The Algerian picked up another nomination for September’s PFA Fan’s Player of the Month which was won by Anthony Martial of Manchester United. With three assists and averaging 2.6 chances per game he is Leicester’s most productive player and recognition has been forthcoming.

Now on five goals Mahrez already has one more than he managed in the whole of last season and, after initially being surprised by the winger’s lightning pace upon taking over, has emerged as an important factor to Ranieri’s high-speed counter-attacking.

Mahrez is the right-sided player in Ranieri’s 4-4-2 that has Marc Albrighton on the opposite flank with Jeffrey Schlupp supporting him at left-back.

With the relentless pressing and boundless endeavour of Jamie Vardy up front, Leicester house three of the Premier League’s quickest players and it allows for the type of football that has seen the Foxes average 43.2% possession and a pass success rate of 70.6%, placing them bottom of the division for both statistics.

“I would like to keep possession of the ball but we don’t have these characteristics in the team so I prefer to go straight away” Ranieri said.

 

Entertaining in attack, porous in defence

Shinji Okazaki may have struggled for goals since his £7 million switch from Mainz in the summer but his energy has provided the perfect support to Vardy in attack.

The 1-2 win at West Ham on the second weekend of the season, in which Okazaki got his only goal to date, was the perfect illustration of how Ranieri wants his Leicester side to play, working hard to reclaim the ball in midfield, firing a ball into the channels for attackers swarming forward at breakneck speed.

It has made for some entertaining football with 17 goals scored, only league leaders Manchester City have more, but it has come with the expense of a porous defence that has shipped 15 goals, with Sunderland and Newcastle, the bottom two, the only clubs who have conceded more.

They have not yet managed to keep a clean sheet and Ranieri, ever the affable chap when presented in front of a microphone, promised to buy his players pizza if they achieved a shut-out.

He hasn’t yet had to reach for his wallet and the nature of games like the Arsenal defeat or the 2-2 draw to Stoke and the 3-2 win over Aston Villa when they had to battle back from two goals down on both occasions will worry Ranieri as their games have abandoned control.

But Ranieri has certainly brought the excitement many didn’t think was possible when the Srivaddhanaprabhas took the gamble on him in the summer.

 

Proving the critics wrong

“Uninspiring” was the reaction of Gary Lineker to the news Ranieri was the man to succeed Pearson but how spectacularly wrong that forecast is proving to be.

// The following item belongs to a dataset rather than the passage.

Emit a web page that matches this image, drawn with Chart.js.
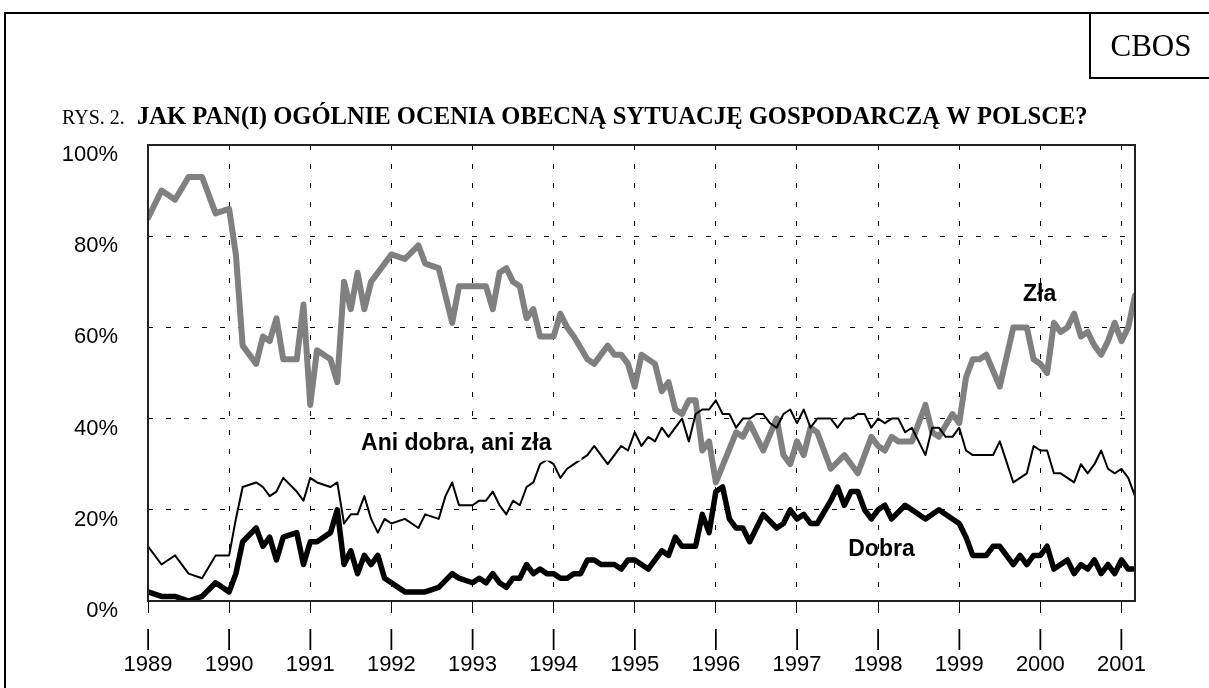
<!DOCTYPE html>
<html>
<head>
<meta charset="utf-8">
<script src="https://cdn.jsdelivr.net/npm/chart.js@4.4.1/dist/chart.umd.min.js"></script>
<style>
  html, body { margin: 0; padding: 0; background: #fff; }
  #wrap { position: relative; width: 1209px; height: 688px; }
</style>
</head>
<body>
<div id="wrap"><canvas id="chart"></canvas></div>
<script>
// x values are months counted from January 1989
const yearLabels = ['1989', '1990', '1991', '1992', '1993', '1994', '1995', '1996', '1997', '1998', '1999', '2000', '2001'];
const yTickLabels = ['0%', '20%', '40%', '60%', '80%', '100%'];
const seriesNames = ['Zła', 'Ani dobra, ani zła', 'Dobra'];

const zlaMonths = [0, 2, 4, 6, 8, 10, 12,
    13, 14, 16, 17, 18, 19, 20, 22, 23, 24,
    25, 27, 28, 29, 30, 31, 32, 33,
    36, 38, 40, 41, 43, 45, 46,
    50, 51, 52, 53, 54, 55, 56, 57, 58,
    60, 61, 62, 63, 65, 66, 68, 69, 70, 71,
    72, 73, 75, 76, 77, 78, 79, 80, 81, 82, 83,
    84, 87, 88, 89, 91, 93, 94, 95,
    96, 97, 98, 99, 101, 103, 105, 107,
    108, 109, 110, 111, 113, 115, 116, 117, 119,
    120, 121, 122, 123, 124, 126, 128, 129, 130, 131,
    132, 133, 134, 135, 136, 137, 138, 139, 140, 141, 142, 143,
    144, 145, 146];
const zlaValues = [84, 90, 88, 93, 93, 85, 86,
    76, 56, 52, 58, 57, 62, 53, 53, 65, 43,
    55, 53, 48, 70, 64, 72, 64, 70,
    76, 75, 78, 74, 73, 61, 69,
    69, 64, 72, 73, 70, 69, 62, 64, 58,
    58, 63, 60, 58, 53, 52, 56, 54, 54, 52,
    47, 54, 52, 46, 48, 42, 41, 44, 44, 33, 35,
    26, 37, 36, 39, 33, 40, 32, 30,
    35, 32, 38, 37, 29, 32, 28, 36,
    34, 33, 36, 35, 35, 43, 37, 36, 41,
    39, 49, 53, 53, 54, 47, 60, 60, 60, 53,
    52, 50, 61, 59, 60, 63, 58, 59, 56, 54, 57, 61,
    57, 60, 67];

const aniMonths = [0, 2, 4, 6, 8, 10, 12,
    13, 14, 16, 17, 18, 19, 20, 22, 23, 24,
    25, 27, 28, 29, 30, 31, 32, 33, 34, 35,
    36, 38, 40, 41, 43, 44, 45, 46,
    48, 49, 50, 51, 52, 53, 54, 55, 56, 57, 58, 59, 60, 61, 62, 63, 64, 65, 66,
    68, 70, 71,
    72, 73, 74, 75, 76, 77, 78, 79, 80, 81, 82, 83, 84, 85, 86, 87, 88, 89, 90, 91, 92, 93, 94, 95, 96, 97, 98, 99,
    101, 102, 103, 104, 105, 106, 107, 108, 109, 110, 111, 112, 113, 114, 115, 116, 117, 118, 119, 120, 121, 122,
    124, 125, 126, 128, 129, 130, 131,
    132, 133, 134, 135, 136, 137, 138, 139, 140, 141, 142, 143, 144, 145, 146];
const aniValues = [12, 8, 10, 6, 5, 10, 10,
    18, 25, 26, 25, 23, 24, 27, 24, 22, 27,
    26, 25, 26, 17, 19, 19, 23, 18, 15, 18,
    17, 18, 16, 19, 18, 23, 26, 21,
    21, 22, 22, 24, 21, 19, 22, 21, 25, 26, 30, 31, 30, 27, 29, 30, 31, 32, 34,
    30, 34, 33,
    37, 34, 36, 35, 38, 36, 38, 40, 35, 41, 42, 42, 44, 41, 41, 38, 40, 40, 41, 41, 39, 38, 41, 42, 39, 42, 38, 40,
    40, 38, 40, 40, 41, 41, 38, 40, 39, 40, 40, 37, 38, 35, 32, 38, 38, 36, 36, 38, 33, 32,
    32, 32, 35, 26, 27, 28, 34,
    33, 33, 28, 28, 27, 26, 30, 28, 30, 33, 29, 28, 29, 27, 23];

const dobraMonths = [0, 2, 4, 6, 8, 10, 12,
    13, 14, 16, 17, 18, 19, 20, 22, 23, 24,
    25, 27, 28, 29, 30, 31, 32, 33, 34, 35,
    38, 41, 43, 45, 46,
    48, 49, 50, 51, 52, 53, 54, 55, 56, 57, 58, 59, 60, 61, 62, 63, 64, 65, 66, 67, 68, 69, 70, 71,
    72, 73, 74, 75, 76, 77, 78, 79, 80, 81, 82, 83, 84, 85, 86, 87, 88, 89,
    91, 93, 94, 95,
    96, 97, 98, 99, 101, 102, 103, 104, 105, 106, 107,
    108, 109, 110, 112, 113, 115, 117, 119,
    120, 121, 122, 124, 125, 126, 128, 129, 130, 131,
    132, 133, 134, 136, 137, 138, 139, 140, 141, 142, 143,
    144, 145, 146];
const dobraValues = [2, 1, 1, 0, 1, 4, 2,
    6, 13, 16, 12, 14, 9, 14, 15, 8, 13,
    13, 15, 20, 8, 11, 6, 10, 8, 10, 5,
    2, 2, 3, 6, 5,
    4, 5, 4, 6, 4, 3, 5, 5, 8, 6, 7, 6, 6, 5, 5, 6, 6, 9, 9, 8, 8, 8, 7, 9,
    9, 8, 7, 9, 11, 10, 14, 12, 12, 12, 19, 15, 24, 25, 18, 16, 16, 13,
    19, 16, 17, 20,
    18, 19, 17, 17, 22, 25, 21, 24, 24, 20, 18,
    20, 21, 18, 21, 20, 18, 20, 18,
    17, 14, 10, 10, 12, 12, 8, 10, 8, 10,
    10, 12, 7, 9, 6, 8, 7, 9, 6, 8, 6,
    9, 7, 7];

// where the series names sit, in axis units [month, percent]
const nameAnchors = [[131.9, 67.2], [45.6, 34.5], [108.5, 11.2]];

function toPoints(months, values) {
    return months.map((m, i) => ({ x: m, y: values[i] }));
}

const sans = '"Liberation Sans", Arial, sans-serif';
const serif = '"Liberation Serif", "Times New Roman", serif';

const pageDecor = {
    id: 'pageDecor',
    beforeDraw(chart) {
        const ctx = chart.ctx;
        ctx.save();
        ctx.fillStyle = '#fff';
        ctx.fillRect(0, 0, chart.width, chart.height);

        // page frame and the CBOS box
        ctx.strokeStyle = '#000';
        ctx.lineWidth = 2;
        ctx.beginPath();
        ctx.moveTo(5, chart.height);
        ctx.lineTo(5, 13);
        ctx.lineTo(chart.width, 13);
        ctx.moveTo(1090, 13);
        ctx.lineTo(1090, 78);
        ctx.lineTo(chart.width, 78);
        ctx.stroke();

        ctx.fillStyle = '#000';
        ctx.textBaseline = 'alphabetic';
        ctx.textAlign = 'center';
        ctx.font = '31px ' + serif;
        ctx.fillText('CBOS', 1151, 56);

        ctx.textAlign = 'left';
        ctx.font = '20px ' + serif;
        ctx.fillText('RYS. 2.', 62, 124);
        ctx.font = 'bold 24.6px ' + serif;
        ctx.fillText('JAK PAN(I) OGÓLNIE OCENIA OBECNĄ SYTUACJĘ GOSPODARCZĄ W POLSCE?', 137, 124);
        ctx.restore();
    },
    afterDatasetsDraw(chart) {
        const ctx = chart.ctx;
        const area = chart.chartArea;
        const xs = chart.scales.x;
        const ys = chart.scales.y;
        ctx.save();

        ctx.font = 'bold 23px ' + sans;
        ctx.textAlign = 'center';
        ctx.textBaseline = 'middle';
        seriesNames.forEach((name, i) => {
            const px = xs.getPixelForValue(nameAnchors[i][0]);
            const py = ys.getPixelForValue(nameAnchors[i][1]);
            if (i === 1) {
                // the text box of this label is opaque
                const w = ctx.measureText(name).width;
                ctx.fillStyle = '#fff';
                ctx.fillRect(px - w / 2 - 30, py - 18, w + 60, 35);
            }
            ctx.fillStyle = '#000';
            ctx.fillText(name, px, py);
        });

        ctx.strokeStyle = '#222';
        ctx.lineWidth = 2;
        ctx.strokeRect(area.left, area.top, area.right - area.left, area.bottom - area.top);
        ctx.restore();
    }
};

const ctx = document.getElementById('chart').getContext('2d');
new Chart(ctx, {
    type: 'line',
    data: {
        datasets: [{
            label: seriesNames[1],
            data: toPoints(aniMonths, aniValues),
            borderColor: '#000',
            borderWidth: 2,
            borderJoinStyle: 'round',
            pointRadius: 0,
            tension: 0
        }, {
            label: seriesNames[2],
            data: toPoints(dobraMonths, dobraValues),
            borderColor: '#000',
            borderWidth: 5.5,
            borderJoinStyle: 'round',
            borderCapStyle: 'round',
            pointRadius: 0,
            tension: 0
        }, {
            label: seriesNames[0],
            data: toPoints(zlaMonths, zlaValues),
            borderColor: '#808080',
            borderWidth: 6,
            borderJoinStyle: 'round',
            borderCapStyle: 'round',
            pointRadius: 0,
            tension: 0
        }]
    },
    options: {
        responsive: true,
        maintainAspectRatio: false,
        animation: false,
        layout: {
            padding: { top: 145, right: 74, left: 0, bottom: 0 }
        },
        plugins: {
            legend: { display: false },
            tooltip: { enabled: false }
        },
        scales: {
            x: {
                type: 'linear',
                min: 0,
                max: 146,
                afterBuildTicks: (scale) => {
                    scale.ticks = yearLabels.map((_, i) => ({ value: i * 12 }));
                },
                afterFit: (scale) => { scale.height = 87; },
                ticks: {
                    autoSkip: false,
                    maxRotation: 0,
                    padding: 13,
                    color: '#000',
                    font: { family: sans, size: 22, lineHeight: 1.18 },
                    callback: (value, index) => ['|', yearLabels[index]]
                },
                grid: {
                    color: (c) => (c.tick && c.tick.value === 0) ? 'rgba(0,0,0,0)' : '#000',
                    lineWidth: 1,
                    drawTicks: true,
                    tickLength: 12,
                    tickColor: '#000',
                    tickWidth: 1,
                    tickBorderDash: []
                },
                border: { display: false, dash: [5, 14] }
            },
            y: {
                min: 0,
                max: 100,
                afterFit: (scale) => { scale.width = 148; },
                ticks: {
                    stepSize: 20,
                    padding: 30,
                    labelOffset: 10,
                    color: '#000',
                    font: { family: sans, size: 22 },
                    callback: (value, index) => yTickLabels[index]
                },
                grid: {
                    color: (c) => (c.tick && (c.tick.value === 0 || c.tick.value === 100)) ? 'rgba(0,0,0,0)' : '#000',
                    lineWidth: 1,
                    drawTicks: false
                },
                border: { display: false, dash: [5, 13] }
            }
        }
    },
    plugins: [pageDecor]
});
</script>
</body>
</html>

One senses, after the nightmare in Greece and the disappointing way he was dumped by Chelsea in 2004, the 63 year old is enjoying his role of proving people wrong.

But for a manager who has failed to stay more than two seasons at any club since leaving Stamford Bridge 11 years ago he will be aware just how easily the wheels can come off.

For now though Leicester are playing football that everybody can enjoy, made sweeter by the man at the helm being Ranieri, the humble and universally likeable guy who deserves his shot at restoring pride more than most.